I post my images on ( since Webshots webpage is utterly annoying with the stupid pop ups.

To protect myself I watermark my images and do not allow downloading of my images from flickr site (there is such function).

However the images can still be screenshot and can be used for e-publications.

The image of mine that was published without authorization was watermarked.

The kayak company cropped the watermark.

While you can register the copyright on your images it is not necessary.

Any original artwork is automatically copyrighted for free to the author.

No need for registration and no need to pay anybody to do so.

Berne convention protects an individual for copyright internationally without registration

(from Wikipedia: >>The United States only provided copyright protection for a fixed, renewable term, and required that in order for a work to be copyrighted it must contain a copyright notice and be registered at the Copyright Office. The Berne Convention, on the other hand, provided for copyright protection for a single term based on the life of the author, and did not require registration or the inclusion of a copyright notice for copyright to exist

part 2
Since the kayak company is not willing to pay the invoice I have produced (stating that they have received the image from somebody else) I am suing the company for using my image without authorization

That was me
I posted photos to a members-only group and someone (NOT a photographer!) stole photos from basically everybody who put photos there. But that’s not the real problem–he went way over the fair use provisions when he distributed our photos all over the Internet with no authorization. We only found out a year after the fact and he “forgot” where he had sent them.

But as I stated, this person is not a photographer and he has a record of violating various laws. I think that a real photographer would not stoop to such sleazy tactics (just as a real paddler would not steal someone else’s boat).

My website has dozens of fence photos
…and there are a few styles and items I don’t have up I wish I did. The problem is, I have a rule, if I didn’t build it, it isn’t going on my site. I could use stock photos or even steal them from other sites but that’s just not my way.

I don’t do anything to protect the photos, maybe I should.

My kayak and nature photos on Picasa I’m none too worried about. If I luck up and get a good shot, I want someone to steal it.

With the advent of digital photos, I never print and rarely go back and look after my initial viewing.

collected on the settlement quickly
the lawyer was a referral through a professional association so the fee was very low. The association keeps lawyers in each state on retainer and negotiates a lower fee because of volume. The fee was also low because the case was pretty straight forward - they were caught ‘red handed’ so to speak. It wasn’t even much of a trial - I have waited in line longer in traffic court to get a ticket reduced.

It was worth it to me - the 5 figures I made off of those images were about half way to 6 figures.

BTW, stock photo companies make most of their money invoicing people who use their images illegally. If the images are registered it is very easy to win a court case.

You don’t need to register BUT
if the image is registered you can recover actual damages (normal usage fees), punitive damages, and legal fees. If it is not registered you can generally only recover actual damages (normal usage fees). Usage fees are some what standard in the photography industry so the court decides those fees.

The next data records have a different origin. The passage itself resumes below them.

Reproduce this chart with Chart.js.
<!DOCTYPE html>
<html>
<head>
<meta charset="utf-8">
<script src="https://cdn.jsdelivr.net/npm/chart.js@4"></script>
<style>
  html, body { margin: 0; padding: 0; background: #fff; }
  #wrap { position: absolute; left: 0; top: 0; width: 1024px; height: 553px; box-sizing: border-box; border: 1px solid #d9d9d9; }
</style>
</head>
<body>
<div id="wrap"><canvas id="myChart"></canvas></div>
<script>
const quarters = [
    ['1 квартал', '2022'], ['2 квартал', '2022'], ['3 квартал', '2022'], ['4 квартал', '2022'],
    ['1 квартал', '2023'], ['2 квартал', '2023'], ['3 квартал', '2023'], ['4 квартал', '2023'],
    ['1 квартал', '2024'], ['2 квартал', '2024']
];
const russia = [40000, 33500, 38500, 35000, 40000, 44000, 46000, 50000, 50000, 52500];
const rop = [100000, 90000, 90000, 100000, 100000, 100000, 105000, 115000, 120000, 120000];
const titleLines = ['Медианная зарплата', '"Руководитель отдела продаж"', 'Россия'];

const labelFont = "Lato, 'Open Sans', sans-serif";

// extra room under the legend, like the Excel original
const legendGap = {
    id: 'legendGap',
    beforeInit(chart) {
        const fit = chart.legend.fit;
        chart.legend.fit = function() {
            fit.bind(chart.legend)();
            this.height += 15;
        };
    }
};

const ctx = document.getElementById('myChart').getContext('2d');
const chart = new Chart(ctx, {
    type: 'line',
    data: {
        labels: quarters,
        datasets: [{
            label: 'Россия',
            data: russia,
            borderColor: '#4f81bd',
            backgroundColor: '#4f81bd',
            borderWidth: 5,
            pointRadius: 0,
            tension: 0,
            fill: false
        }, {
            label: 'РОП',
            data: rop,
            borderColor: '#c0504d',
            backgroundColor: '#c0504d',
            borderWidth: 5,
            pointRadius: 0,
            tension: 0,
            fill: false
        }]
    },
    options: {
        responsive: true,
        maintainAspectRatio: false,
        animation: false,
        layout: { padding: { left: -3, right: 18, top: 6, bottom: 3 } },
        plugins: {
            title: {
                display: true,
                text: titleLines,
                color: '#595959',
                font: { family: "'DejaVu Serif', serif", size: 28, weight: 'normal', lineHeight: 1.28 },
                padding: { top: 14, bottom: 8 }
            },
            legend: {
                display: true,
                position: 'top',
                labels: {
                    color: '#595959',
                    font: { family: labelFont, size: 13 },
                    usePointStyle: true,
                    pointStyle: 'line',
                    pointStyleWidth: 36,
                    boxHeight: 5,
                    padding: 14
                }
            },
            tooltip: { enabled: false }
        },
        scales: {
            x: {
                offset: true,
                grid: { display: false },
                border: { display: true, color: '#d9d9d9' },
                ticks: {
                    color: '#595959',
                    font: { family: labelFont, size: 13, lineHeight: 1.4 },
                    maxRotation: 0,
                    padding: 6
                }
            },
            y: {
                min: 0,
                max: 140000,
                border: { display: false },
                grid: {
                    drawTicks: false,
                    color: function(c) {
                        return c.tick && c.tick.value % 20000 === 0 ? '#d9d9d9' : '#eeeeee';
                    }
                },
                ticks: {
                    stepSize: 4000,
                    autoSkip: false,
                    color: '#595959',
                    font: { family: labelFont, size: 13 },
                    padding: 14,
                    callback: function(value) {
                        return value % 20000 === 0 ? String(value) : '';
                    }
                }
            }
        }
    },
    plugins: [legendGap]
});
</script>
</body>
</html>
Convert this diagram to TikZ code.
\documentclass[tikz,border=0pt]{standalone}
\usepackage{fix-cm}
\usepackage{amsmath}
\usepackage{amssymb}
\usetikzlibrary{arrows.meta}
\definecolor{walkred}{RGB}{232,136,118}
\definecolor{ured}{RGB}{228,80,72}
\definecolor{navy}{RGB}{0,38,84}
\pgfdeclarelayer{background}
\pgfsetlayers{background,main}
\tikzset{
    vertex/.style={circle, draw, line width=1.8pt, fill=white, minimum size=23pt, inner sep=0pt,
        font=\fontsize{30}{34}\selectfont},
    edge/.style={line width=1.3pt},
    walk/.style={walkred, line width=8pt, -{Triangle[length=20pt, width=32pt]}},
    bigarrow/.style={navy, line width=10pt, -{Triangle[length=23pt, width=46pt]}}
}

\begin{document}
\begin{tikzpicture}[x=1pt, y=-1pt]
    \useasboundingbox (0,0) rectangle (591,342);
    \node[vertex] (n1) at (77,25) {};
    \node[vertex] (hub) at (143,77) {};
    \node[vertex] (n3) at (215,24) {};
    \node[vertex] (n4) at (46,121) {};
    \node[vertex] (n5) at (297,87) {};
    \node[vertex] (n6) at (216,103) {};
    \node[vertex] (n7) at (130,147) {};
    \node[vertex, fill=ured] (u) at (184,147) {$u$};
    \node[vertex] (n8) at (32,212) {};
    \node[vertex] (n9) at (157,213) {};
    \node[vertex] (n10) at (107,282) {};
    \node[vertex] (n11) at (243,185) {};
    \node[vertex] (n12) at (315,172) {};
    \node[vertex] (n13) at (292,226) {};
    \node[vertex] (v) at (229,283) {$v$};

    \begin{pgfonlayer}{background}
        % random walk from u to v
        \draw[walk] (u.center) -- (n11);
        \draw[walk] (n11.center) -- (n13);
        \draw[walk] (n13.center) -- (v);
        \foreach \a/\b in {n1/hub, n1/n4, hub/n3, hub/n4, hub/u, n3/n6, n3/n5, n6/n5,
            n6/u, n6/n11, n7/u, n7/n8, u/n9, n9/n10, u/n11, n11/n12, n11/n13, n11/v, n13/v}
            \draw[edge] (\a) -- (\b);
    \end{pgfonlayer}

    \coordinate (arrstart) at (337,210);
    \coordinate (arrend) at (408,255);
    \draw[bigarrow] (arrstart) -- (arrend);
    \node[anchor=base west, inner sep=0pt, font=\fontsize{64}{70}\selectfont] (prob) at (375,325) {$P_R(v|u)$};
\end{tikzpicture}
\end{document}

Also, when the image is registered it is a clear cut case. When it is not registered it is more involved and requires more time from your attorney.

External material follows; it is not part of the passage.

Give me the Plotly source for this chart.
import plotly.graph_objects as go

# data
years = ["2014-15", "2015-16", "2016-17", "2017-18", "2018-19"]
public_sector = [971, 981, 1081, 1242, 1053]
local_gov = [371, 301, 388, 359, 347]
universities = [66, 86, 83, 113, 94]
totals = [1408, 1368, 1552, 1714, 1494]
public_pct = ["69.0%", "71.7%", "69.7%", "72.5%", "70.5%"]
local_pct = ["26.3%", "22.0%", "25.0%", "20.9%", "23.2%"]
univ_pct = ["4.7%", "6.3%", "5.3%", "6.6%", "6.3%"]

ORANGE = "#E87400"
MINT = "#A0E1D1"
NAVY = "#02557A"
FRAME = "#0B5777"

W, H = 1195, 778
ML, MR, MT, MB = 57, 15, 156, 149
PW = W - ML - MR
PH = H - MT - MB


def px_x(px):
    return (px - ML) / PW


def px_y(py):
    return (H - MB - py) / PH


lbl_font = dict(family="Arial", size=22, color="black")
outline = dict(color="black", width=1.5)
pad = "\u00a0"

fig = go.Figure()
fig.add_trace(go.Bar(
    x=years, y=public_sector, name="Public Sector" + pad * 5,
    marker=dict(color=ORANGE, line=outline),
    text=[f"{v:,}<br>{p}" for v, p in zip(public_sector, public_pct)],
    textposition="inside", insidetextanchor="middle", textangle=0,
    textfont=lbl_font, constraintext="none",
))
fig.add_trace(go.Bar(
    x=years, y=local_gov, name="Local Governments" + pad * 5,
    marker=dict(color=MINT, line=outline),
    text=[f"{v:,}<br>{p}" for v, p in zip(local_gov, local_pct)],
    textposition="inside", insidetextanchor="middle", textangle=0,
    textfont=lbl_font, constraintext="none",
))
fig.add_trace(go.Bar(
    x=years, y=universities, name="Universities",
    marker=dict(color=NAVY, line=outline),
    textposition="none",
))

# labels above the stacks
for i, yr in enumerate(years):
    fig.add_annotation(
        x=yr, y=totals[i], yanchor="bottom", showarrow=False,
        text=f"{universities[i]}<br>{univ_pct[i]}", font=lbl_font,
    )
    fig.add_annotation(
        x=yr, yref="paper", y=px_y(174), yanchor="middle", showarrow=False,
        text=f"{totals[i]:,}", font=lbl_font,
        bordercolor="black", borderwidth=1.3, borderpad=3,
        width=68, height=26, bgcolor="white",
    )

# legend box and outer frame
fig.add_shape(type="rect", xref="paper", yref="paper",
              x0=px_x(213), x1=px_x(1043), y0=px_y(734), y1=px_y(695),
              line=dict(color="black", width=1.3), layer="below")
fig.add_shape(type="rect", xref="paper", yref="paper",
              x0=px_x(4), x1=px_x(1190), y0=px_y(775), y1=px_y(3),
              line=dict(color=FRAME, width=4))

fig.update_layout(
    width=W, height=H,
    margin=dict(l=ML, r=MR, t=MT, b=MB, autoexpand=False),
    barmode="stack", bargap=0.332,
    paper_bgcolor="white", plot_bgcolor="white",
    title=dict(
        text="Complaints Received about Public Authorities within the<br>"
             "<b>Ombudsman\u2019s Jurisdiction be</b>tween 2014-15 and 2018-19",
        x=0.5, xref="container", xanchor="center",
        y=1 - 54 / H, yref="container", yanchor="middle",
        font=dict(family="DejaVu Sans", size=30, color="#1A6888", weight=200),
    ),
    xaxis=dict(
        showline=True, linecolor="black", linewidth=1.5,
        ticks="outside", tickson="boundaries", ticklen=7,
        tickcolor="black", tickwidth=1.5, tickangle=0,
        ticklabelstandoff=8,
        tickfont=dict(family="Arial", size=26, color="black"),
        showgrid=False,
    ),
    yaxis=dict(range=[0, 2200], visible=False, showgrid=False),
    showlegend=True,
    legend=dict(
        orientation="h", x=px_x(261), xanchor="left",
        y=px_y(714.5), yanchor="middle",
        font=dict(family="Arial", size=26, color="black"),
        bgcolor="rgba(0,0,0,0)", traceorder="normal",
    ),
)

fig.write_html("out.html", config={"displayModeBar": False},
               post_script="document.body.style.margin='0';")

Had your image been registered you would probably not be in a legal dispute and you would be able to recover more money.

You can also register batches of images. It costs $45 to mail in a CD of images. The images only need to be low resolution and small size which allows you to fit 100’s of images on a CD.

I Use PBase

– Last Updated: Dec-10-08 2:52 AM EST –

I've used them for I guess about 3 years now. No pop-ups, adds, or spam, just pictures. The pics posted on P.base are copyrighted to their owners. Also, I reduce the size of the pics I post to make it quicker to upload and so they take up less space. I believe P.base is about $21, $22 bucks a year, but the site is so easy to work with both for me and others who I show my pics to. Having used Webshots et al, I would pay even MORE if I had to to use P.base since I like it so much better.

Here's one link to P.base itself and one to my galleries; mine are very LOW QUALITY when compared to some of the professionals who use P.base! WW

UPDATE on copyright infingment
While it took a few email exchanges to establish my rights (the kayak company was rather ignorant of copyright laws, or so they appeared to act) the account has been settled.

It certainly helped to quote a few sections of the Copyright Act and implication of breaching it, one of the parties involved in the unauthorized use of my image agreed to pay in view that a court case would have cost him way more than just my fee for the use of my image.

Regrettably I might have created an enemy but I certainly don’t like to have my property stolen.

good for you and glad you settled
Once you establish copyright it is usually a pretty simple case. As I mentioned before it is pretty straight forward when someone is caught red-handed. Most of the time people who infringe on copyright will settle out of court - as you found out.

You shouldn’t have made an enemy - you did nothing wrong or unethical. Some companies and magazines think everyone should give them photos in trade for the exposure and photo credit. In most cases that is just arrogance on the part of the company.

BTW, look up the Orphaned Works Act.

It is a pretty good reason to register your work.